I’ve never spent much time reading USA Today as a general business news source, but it’s a useful bellwether of what mainstream publications consider to be moderately important news (even if a few minutes spent scanning Economist headlines is infinitely more valuable for our purposes in procurement and supply chain). Yet when certain types of stories make the pages of USA Today, such as this recent coverage of reshoring in the apparel industry, it’s a useful indicator of the trending popularity and importance of a subject.
The above-linked story highlights the role that reshoring is playing in the retail and apparel business, noting that “in the past few years, major designers and retailers such as Brooks Bros. and Saks, as well as dozens of smaller companies, have moved some production from foreign countries to the U.S., creating perhaps 1,000 jobs.” The rationale USA Today articulates goes beyond the facts that “Asian factory wages … are rising rapidly and U.S. consumers have shown a willingness to pay more for Made-in-America products” to also include the speed of production.
For example, according to the head of domestic manufacturing for Brooks Brothers, “if a style is popular … new orders can be filled from a U.S. factory in two weeks, vs. up to seven weeks from an overseas plant.” There’s also the perception, according to the same source, that US makes a luxury good more desirable.

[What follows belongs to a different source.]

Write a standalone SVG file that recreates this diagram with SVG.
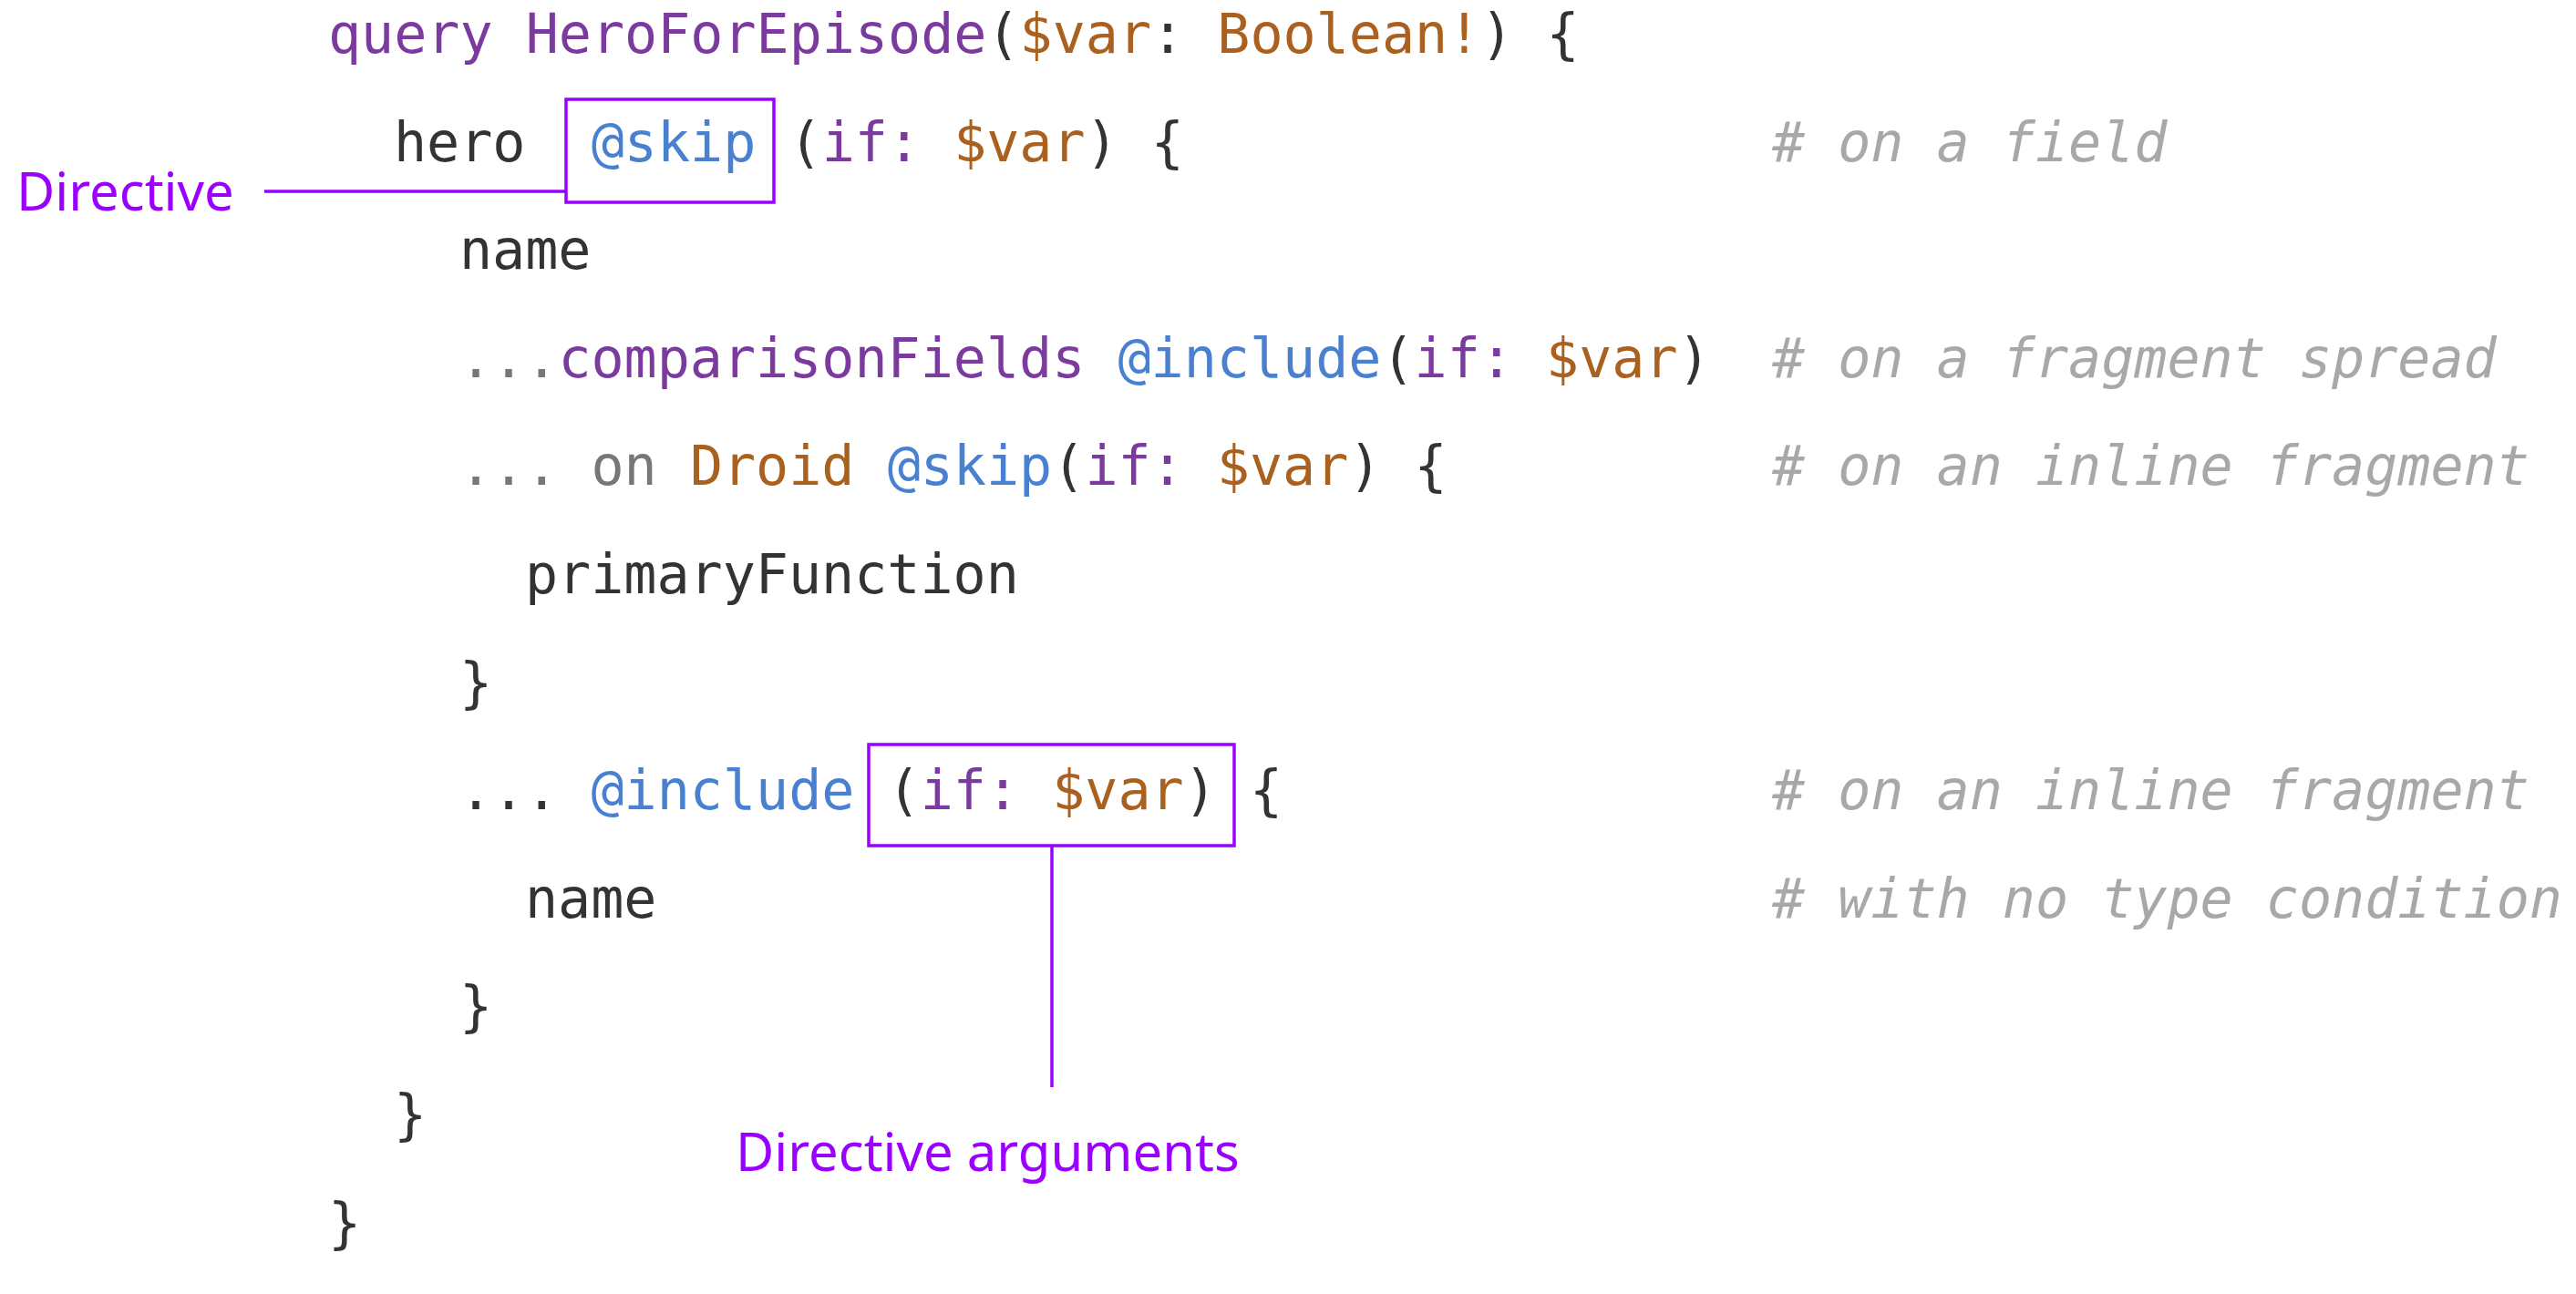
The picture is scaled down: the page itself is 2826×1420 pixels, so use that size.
<svg xmlns="http://www.w3.org/2000/svg" width="2826" height="1420" viewBox="0 0 2826 1420">
<style>
.c{font-family:"DejaVu Sans Mono","Liberation Mono",monospace;font-size:60px;fill:#333}
.k{fill:#7b3a9e}.v{fill:#aa6120}.d{fill:#4a80d0}.g{fill:#777}
.cm{fill:#a8a8a8;font-style:italic}
.lab{font-family:"Noto Sans","Open Sans",sans-serif;font-size:58px;fill:#9b00ff}
.ln{fill:none;stroke:#9b00ff;stroke-width:3.5}
</style>
<rect width="2826" height="1420" fill="#fff"/>
<g id="code" class="c">
<text x="360" y="58"><tspan class="k">query HeroForEpisode</tspan>(<tspan class="v">$var</tspan>: <tspan class="v">Boolean!</tspan>) {</text>
<text x="432" y="177">hero&#160;&#160;<tspan class="d">@skip</tspan> (<tspan class="k">if:</tspan> <tspan class="v">$var</tspan>) {</text>
<text x="504" y="295">name</text>
<text x="504" y="414"><tspan class="g">...</tspan><tspan class="k">comparisonFields</tspan> <tspan class="d">@include</tspan>(<tspan class="k">if:</tspan> <tspan class="v">$var</tspan>)</text>
<text x="504" y="532"><tspan class="g">... on</tspan> <tspan class="v">Droid</tspan> <tspan class="d">@skip</tspan>(<tspan class="k">if:</tspan> <tspan class="v">$var</tspan>) {</text>
<text x="576" y="651">primaryFunction</text>
<text x="504" y="770">}</text>
<text x="504" y="888">... <tspan class="d">@include</tspan> (<tspan class="k">if:</tspan> <tspan class="v">$var</tspan>) {</text>
<text x="576" y="1007">name</text>
<text x="504" y="1125">}</text>
<text x="432" y="1244">}</text>
<text x="360" y="1363">}</text>
<text class="cm" x="1944" y="177"># on a field</text>
<text class="cm" x="1944" y="414"># on a fragment spread</text>
<text class="cm" x="1944" y="532"># on an inline fragment</text>
<text class="cm" x="1944" y="888"># on an inline fragment</text>
<text class="cm" x="1944" y="1007"># with no type condition</text>
</g>
<g id="directive">
<rect class="ln" x="621" y="109" width="228" height="113"/>
<text class="lab" x="18" y="231">Directive</text>
</g>
<g id="directive-arguments">
<rect class="ln" x="953" y="817" width="401" height="111"/>
<text class="lab" x="807" y="1285">Directive arguments</text>
</g>
<g id="connectors">
<line class="ln" x1="290" y1="210" x2="621" y2="210"/>
<line class="ln" x1="1154" y1="928" x2="1154" y2="1193"/>
</g>
</svg>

Perhaps not so ironically, one of the same challenges facing reshoring in industrial manufacturing is also a challenge in apparel factory production: skilled labor. According to the story, many of the smaller shops – defined as fewer than 100 workers – handling the resurgence of apparel market onshore production “can't handle the added workload in part because sewing machine mechanics, seamstresses and managers are often in short supply.”
Ultimately, while the total cost model equation of apparel sourcing may be simpler than for complex manufactured parts, components, and finished products, the shortage of skilled labor that wants to make a good living in a blue-collar profession in the States is the same in both cases. Rather than focus on incentives for retailers to bring back production and source domestically or build local facilities, perhaps the most advantageous role for the federal sector and local governments to sustain this early-stage trend will be to invest in training and development programs to prepare a new generation of factory workers. If there’s labor to support production at the right cost, they will come.